[Code that draws figures]
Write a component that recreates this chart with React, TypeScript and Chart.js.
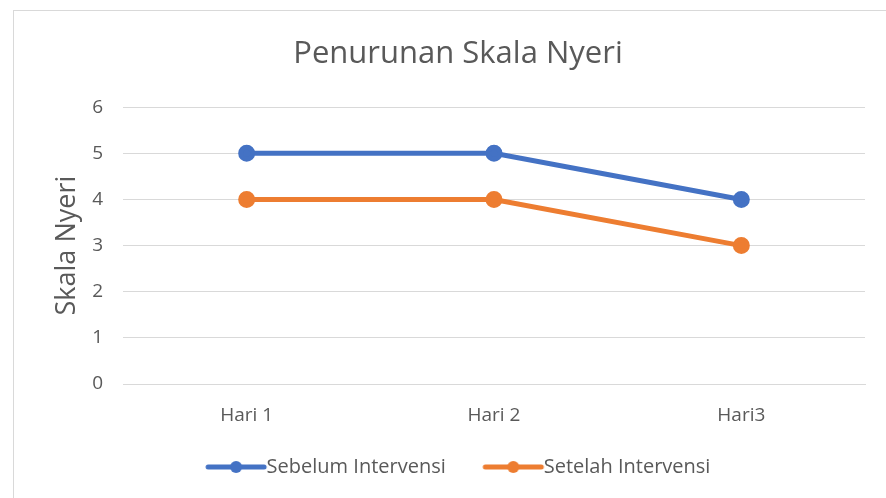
import React, { useEffect, useRef } from "react";
import { Chart, registerables } from "chart.js";

Chart.register(...registerables);

const categories = ["Hari 1", "Hari 2", "Hari3"];
const sebelum = [5, 5, 4];
const setelah = [4, 4, 3];
const seriesNames = ["Sebelum Intervensi", "Setelah Intervensi"];
const seriesColors = ["#4472C4", "#ED7D31"];
const chartTitle = "Penurunan Skala Nyeri";
const yTitle = "Skala Nyeri";

const FONT = "'Open Sans', sans-serif";
const TEXT = "#595959";

function legendMarker(color: string): HTMLCanvasElement {
  const c = document.createElement("canvas");
  c.width = 90;
  c.height = 14;
  const ctx = c.getContext("2d")!;
  ctx.strokeStyle = color;
  ctx.lineWidth = 5;
  ctx.lineCap = "round";
  ctx.beginPath();
  ctx.moveTo(22, 7);
  ctx.lineTo(78, 7);
  ctx.stroke();
  ctx.fillStyle = color;
  ctx.beginPath();
  ctx.arc(50, 7, 6, 0, Math.PI * 2);
  ctx.fill();
  return c;
}

export default function App() {
  const ref = useRef<HTMLCanvasElement | null>(null);
  useEffect(() => {
    if (!ref.current) return;
    const markers = seriesColors.map(legendMarker);
    const chart = new Chart(ref.current, {
      type: "line",
      data: {
        labels: categories,
        datasets: [
          {
            label: seriesNames[0],
            data: sebelum,
            borderColor: seriesColors[0],
            backgroundColor: seriesColors[0],
            borderWidth: 5,
            pointRadius: 6,
            pointHoverRadius: 6,
            borderCapStyle: "round",
            tension: 0,
          },
          {
            label: seriesNames[1],
            data: setelah,
            borderColor: seriesColors[1],
            backgroundColor: seriesColors[1],
            borderWidth: 5,
            pointRadius: 6,
            pointHoverRadius: 6,
            borderCapStyle: "round",
            tension: 0,
          },
        ],
      },
      options: {
        animation: false,
        responsive: false,
        layout: { padding: { left: 51, right: 21, top: 0, bottom: 11 } },
        plugins: {
          title: {
            display: true,
            text: chartTitle,
            color: TEXT,
            font: { family: FONT, size: 31, weight: "normal", lineHeight: 1.2 },
            padding: { top: 36, bottom: 34 },
          },
          legend: {
            position: "bottom",
            labels: {
              color: TEXT,
              font: { family: FONT, size: 20 },
              usePointStyle: true,
              pointStyleWidth: 51,
              padding: 37,
              generateLabels: (ch: any) => {
                const items = Chart.defaults.plugins.legend.labels.generateLabels(ch);
                return items.map((it: any, i: number) => ({ ...it, pointStyle: markers[i] }));
              },
            },
          },
          tooltip: { enabled: false },
        },
        scales: {
          x: {
            offset: true,
            grid: { display: false, drawTicks: false },
            border: { color: "#d9d9d9" },
            ticks: { color: TEXT, font: { family: FONT, size: 19 }, padding: 20 },
            afterFit: (s: any) => {
              s.height = 36;
              s._computeLabelArea = () => undefined;
            },
          },
          y: {
            min: 0,
            max: 6,
            afterFit: (s: any) => {
              s.width = 72;
            },
            ticks: { stepSize: 1, color: TEXT, font: { family: FONT, size: 19 }, padding: 20 },
            grid: { color: "#d9d9d9", drawTicks: false },
            border: { display: false },
            title: {
              display: true,
              text: yTitle,
              color: TEXT,
              font: { family: FONT, size: 27 },
              padding: 0,
            },
          },
        },
      },
    });
    return () => chart.destroy();
  }, []);
  return (
    <div style={{ position: "fixed", left: 0, top: 0, width: 886, height: 498, overflow: "hidden", background: "#fff" }}>
      <canvas ref={ref} width={886} height={498} style={{ position: "absolute", left: 0, top: 0 }} />
      <div
        style={{
          position: "absolute",
          left: 13,
          top: 10,
          width: 900,
          height: 600,
          border: "1px solid #d9d9d9",
          pointerEvents: "none",
        }}
      />
    </div>
  );
}
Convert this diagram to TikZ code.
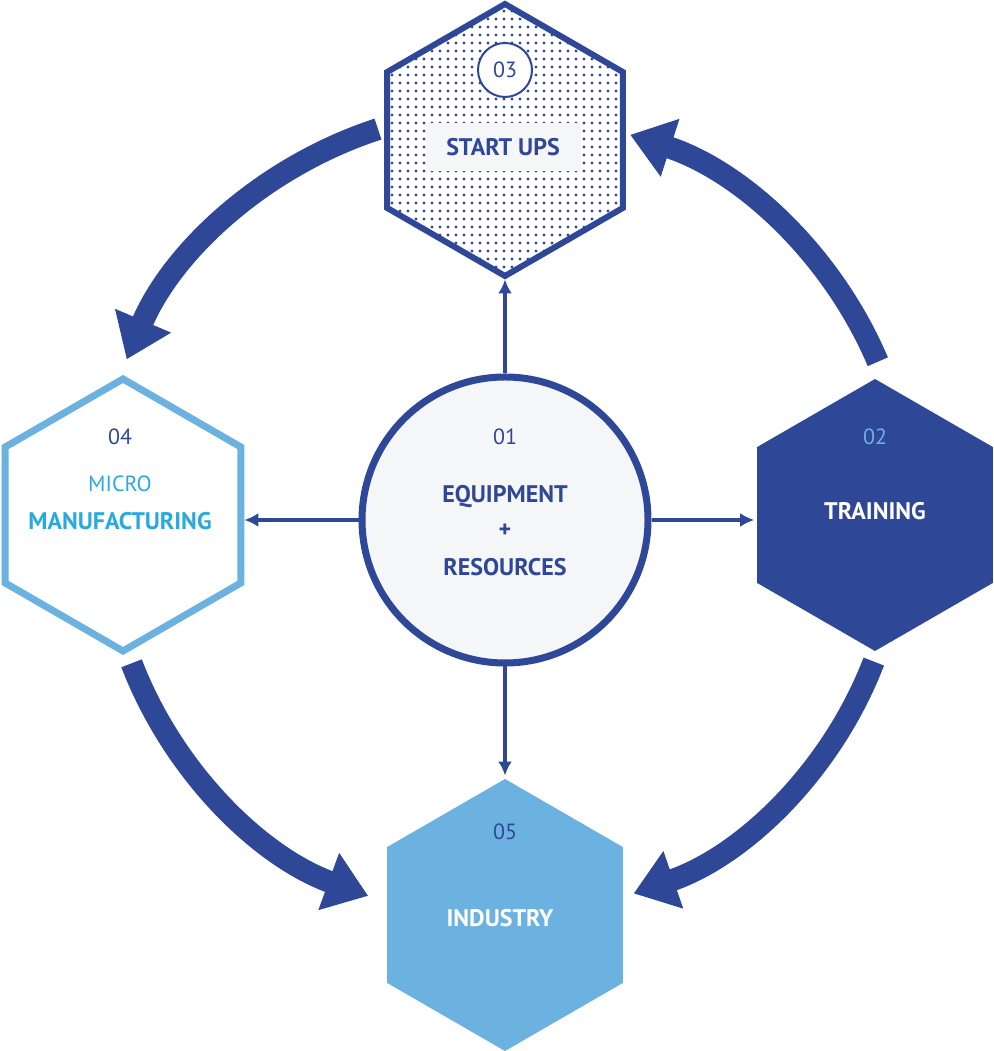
\documentclass[tikz,border=0pt]{standalone}
\usepackage{fontspec}
\setmainfont{PT Sans}
\usetikzlibrary{shapes.geometric,arrows.meta,patterns.meta}
\definecolor{darkblue}{HTML}{2F4797}
\definecolor{lightblue}{HTML}{6CB2E1}
\definecolor{cyanblue}{HTML}{29A9E0}
\definecolor{paleback}{HTML}{F4F6F8}
\begin{document}
\begin{tikzpicture}[x=1pt,y=1pt,
        hexa/.style = {regular polygon, regular polygon sides=6, shape border rotate=30, minimum size=272pt, inner sep=0pt, line width=6pt},
        label/.style = {font=\fontsize{24}{28}\selectfont\bfseries},
        number/.style = {font=\fontsize{22}{26}\selectfont},
        line/.style = {draw=darkblue, line width=4pt, -{Latex[length=14pt,width=14pt]}},
        bigarrow/.style = {draw=darkblue, line width=22pt, -{Triangle[length=42pt,width=58pt]}}
    ]
        \useasboundingbox (0,0) rectangle (993,1051);
        % Nodes
        \node [circle, draw=darkblue, fill=paleback, line width=7pt, minimum size=286pt] (equip) at (505,531) {};
        \node [hexa, draw=darkblue, preaction={fill=white}, pattern={Dots[distance=8pt,radius=1.6pt]}, pattern color=darkblue] (startups) at (505,911) {};
        \node [hexa, draw=lightblue, fill=white, line width=7pt] (micro) at (123,536) {};
        \node [hexa, fill=darkblue] (training) at (875,536) {};
        \node [hexa, fill=lightblue] (industry) at (505,136) {};

        % Texts
        \node [number, text=darkblue] at (505,614) {01};
        \node [label, text=darkblue] at (505,554) {EQUIPMENT};
        \node [label, text=darkblue] at (505,520) {+};
        \node [label, text=darkblue] at (505,484) {RESOURCES};
        \node [circle, draw=darkblue, fill=white, line width=2pt, minimum size=54pt, number, text=darkblue] at (505,981) {03};
        \node [fill=paleback, minimum width=155pt, minimum height=48pt, label, text=darkblue] at (503,904) {START UPS};
        \node [number, text=darkblue] at (120,614) {04};
        \node [number, text=cyanblue] at (120,567) {MICRO};
        \node [label, text=cyanblue] at (120,530) {MANUFACTURING};
        \node [number, text=lightblue] at (875,614) {02};
        \node [label, text=white] at (875,540) {TRAINING};
        \node [number, text=darkblue] at (505,219) {05};
        \node [label, text=white] at (500,133) {INDUSTRY};

        % Lines
        \path [line] (equip.north) -- (startups.south);
        \path [line] (equip.west) -- (equip.west -| micro.east);
        \path [line] (equip.east) -- (equip.east -| training.west);
        \path [line] (equip.south) -- (industry.north);

        % Cycle arrows
        \coordinate (hub) at (505,531);
        \draw [bigarrow] (hub) ++(108:411) arc (108:157:411);
        \draw [bigarrow] (hub) ++(23:405) arc (23:72:405);
        \draw [bigarrow] (hub) ++(-21:395) arc (-21:-71:395);
        \draw [bigarrow] (hub) ++(201:400) arc (201:250:400);
    \end{tikzpicture}
\end{document}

• _TASK TO COMPLETE_: Reproduce each line exactly, please, except for any pictures.

• _OUTPUT FOR THIS EXERCISE_:
Write a component that recreates this chart with React, TypeScript and Chart.js.
import React, { useEffect, useRef } from "react";
import { Chart, registerables } from "chart.js";

Chart.register(...registerables);

const categories = ["Hari 1", "Hari 2", "Hari3"];
const sebelum = [5, 5, 4];
const setelah = [4, 4, 3];
const seriesNames = ["Sebelum Intervensi", "Setelah Intervensi"];
const seriesColors = ["#4472C4", "#ED7D31"];
const chartTitle = "Penurunan Skala Nyeri";
const yTitle = "Skala Nyeri";

const FONT = "'Open Sans', sans-serif";
const TEXT = "#595959";

function legendMarker(color: string): HTMLCanvasElement {
  const c = document.createElement("canvas");
  c.width = 90;
  c.height = 14;
  const ctx = c.getContext("2d")!;
  ctx.strokeStyle = color;
  ctx.lineWidth = 5;
  ctx.lineCap = "round";
  ctx.beginPath();
  ctx.moveTo(22, 7);
  ctx.lineTo(78, 7);
  ctx.stroke();
  ctx.fillStyle = color;
  ctx.beginPath();
  ctx.arc(50, 7, 6, 0, Math.PI * 2);
  ctx.fill();
  return c;
}

export default function App() {
  const ref = useRef<HTMLCanvasElement | null>(null);
  useEffect(() => {
    if (!ref.current) return;
    const markers = seriesColors.map(legendMarker);
    const chart = new Chart(ref.current, {
      type: "line",
      data: {
        labels: categories,
        datasets: [
          {
            label: seriesNames[0],
            data: sebelum,
            borderColor: seriesColors[0],
            backgroundColor: seriesColors[0],
            borderWidth: 5,
            pointRadius: 6,
            pointHoverRadius: 6,
            borderCapStyle: "round",
            tension: 0,
          },
          {
            label: seriesNames[1],
            data: setelah,
            borderColor: seriesColors[1],
            backgroundColor: seriesColors[1],
            borderWidth: 5,
            pointRadius: 6,
            pointHoverRadius: 6,
            borderCapStyle: "round",
            tension: 0,
          },
        ],
      },
      options: {
        animation: false,
        responsive: false,
        layout: { padding: { left: 51, right: 21, top: 0, bottom: 11 } },
        plugins: {
          title: {
            display: true,
            text: chartTitle,
            color: TEXT,
            font: { family: FONT, size: 31, weight: "normal", lineHeight: 1.2 },
            padding: { top: 36, bottom: 34 },
          },
          legend: {
            position: "bottom",
            labels: {
              color: TEXT,
              font: { family: FONT, size: 20 },
              usePointStyle: true,
              pointStyleWidth: 51,
              padding: 37,
              generateLabels: (ch: any) => {
                const items = Chart.defaults.plugins.legend.labels.generateLabels(ch);
                return items.map((it: any, i: number) => ({ ...it, pointStyle: markers[i] }));
              },
            },
          },
          tooltip: { enabled: false },
        },
        scales: {
          x: {
            offset: true,
            grid: { display: false, drawTicks: false },
            border: { color: "#d9d9d9" },
            ticks: { color: TEXT, font: { family: FONT, size: 19 }, padding: 20 },
            afterFit: (s: any) => {
              s.height = 36;
              s._computeLabelArea = () => undefined;
            },
          },
          y: {
            min: 0,
            max: 6,
            afterFit: (s: any) => {
              s.width = 72;
            },
            ticks: { stepSize: 1, color: TEXT, font: { family: FONT, size: 19 }, padding: 20 },
            grid: { color: "#d9d9d9", drawTicks: false },
            border: { display: false },
            title: {
              display: true,
              text: yTitle,
              color: TEXT,
              font: { family: FONT, size: 27 },
              padding: 0,
            },
          },
        },
      },
    });
    return () => chart.destroy();
  }, []);
  return (
    <div style={{ position: "fixed", left: 0, top: 0, width: 886, height: 498, overflow: "hidden", background: "#fff" }}>
      <canvas ref={ref} width={886} height={498} style={{ position: "absolute", left: 0, top: 0 }} />
      <div
        style={{
          position: "absolute",
          left: 13,
          top: 10,
          width: 900,
          height: 600,
          border: "1px solid #d9d9d9",
          pointerEvents: "none",
        }}
      />
    </div>
  );
}
Convert this diagram to TikZ code.
\documentclass[tikz,border=0pt]{standalone}
\usepackage{fontspec}
\setmainfont{PT Sans}
\usetikzlibrary{shapes.geometric,arrows.meta,patterns.meta}
\definecolor{darkblue}{HTML}{2F4797}
\definecolor{lightblue}{HTML}{6CB2E1}
\definecolor{cyanblue}{HTML}{29A9E0}
\definecolor{paleback}{HTML}{F4F6F8}
\begin{document}
\begin{tikzpicture}[x=1pt,y=1pt,
        hexa/.style = {regular polygon, regular polygon sides=6, shape border rotate=30, minimum size=272pt, inner sep=0pt, line width=6pt},
        label/.style = {font=\fontsize{24}{28}\selectfont\bfseries},
        number/.style = {font=\fontsize{22}{26}\selectfont},
        line/.style = {draw=darkblue, line width=4pt, -{Latex[length=14pt,width=14pt]}},
        bigarrow/.style = {draw=darkblue, line width=22pt, -{Triangle[length=42pt,width=58pt]}}
    ]
        \useasboundingbox (0,0) rectangle (993,1051);
        % Nodes
        \node [circle, draw=darkblue, fill=paleback, line width=7pt, minimum size=286pt] (equip) at (505,531) {};
        \node [hexa, draw=darkblue, preaction={fill=white}, pattern={Dots[distance=8pt,radius=1.6pt]}, pattern color=darkblue] (startups) at (505,911) {};
        \node [hexa, draw=lightblue, fill=white, line width=7pt] (micro) at (123,536) {};
        \node [hexa, fill=darkblue] (training) at (875,536) {};
        \node [hexa, fill=lightblue] (industry) at (505,136) {};

        % Texts
        \node [number, text=darkblue] at (505,614) {01};
        \node [label, text=darkblue] at (505,554) {EQUIPMENT};
        \node [label, text=darkblue] at (505,520) {+};
        \node [label, text=darkblue] at (505,484) {RESOURCES};
        \node [circle, draw=darkblue, fill=white, line width=2pt, minimum size=54pt, number, text=darkblue] at (505,981) {03};
        \node [fill=paleback, minimum width=155pt, minimum height=48pt, label, text=darkblue] at (503,904) {START UPS};
        \node [number, text=darkblue] at (120,614) {04};
        \node [number, text=cyanblue] at (120,567) {MICRO};
        \node [label, text=cyanblue] at (120,530) {MANUFACTURING};
        \node [number, text=lightblue] at (875,614) {02};
        \node [label, text=white] at (875,540) {TRAINING};
        \node [number, text=darkblue] at (505,219) {05};
        \node [label, text=white] at (500,133) {INDUSTRY};

        % Lines
        \path [line] (equip.north) -- (startups.south);
        \path [line] (equip.west) -- (equip.west -| micro.east);
        \path [line] (equip.east) -- (equip.east -| training.west);
        \path [line] (equip.south) -- (industry.north);

        % Cycle arrows
        \coordinate (hub) at (505,531);
        \draw [bigarrow] (hub) ++(108:411) arc (108:157:411);
        \draw [bigarrow] (hub) ++(23:405) arc (23:72:405);
        \draw [bigarrow] (hub) ++(-21:395) arc (-21:-71:395);
        \draw [bigarrow] (hub) ++(201:400) arc (201:250:400);
    \end{tikzpicture}
\end{document}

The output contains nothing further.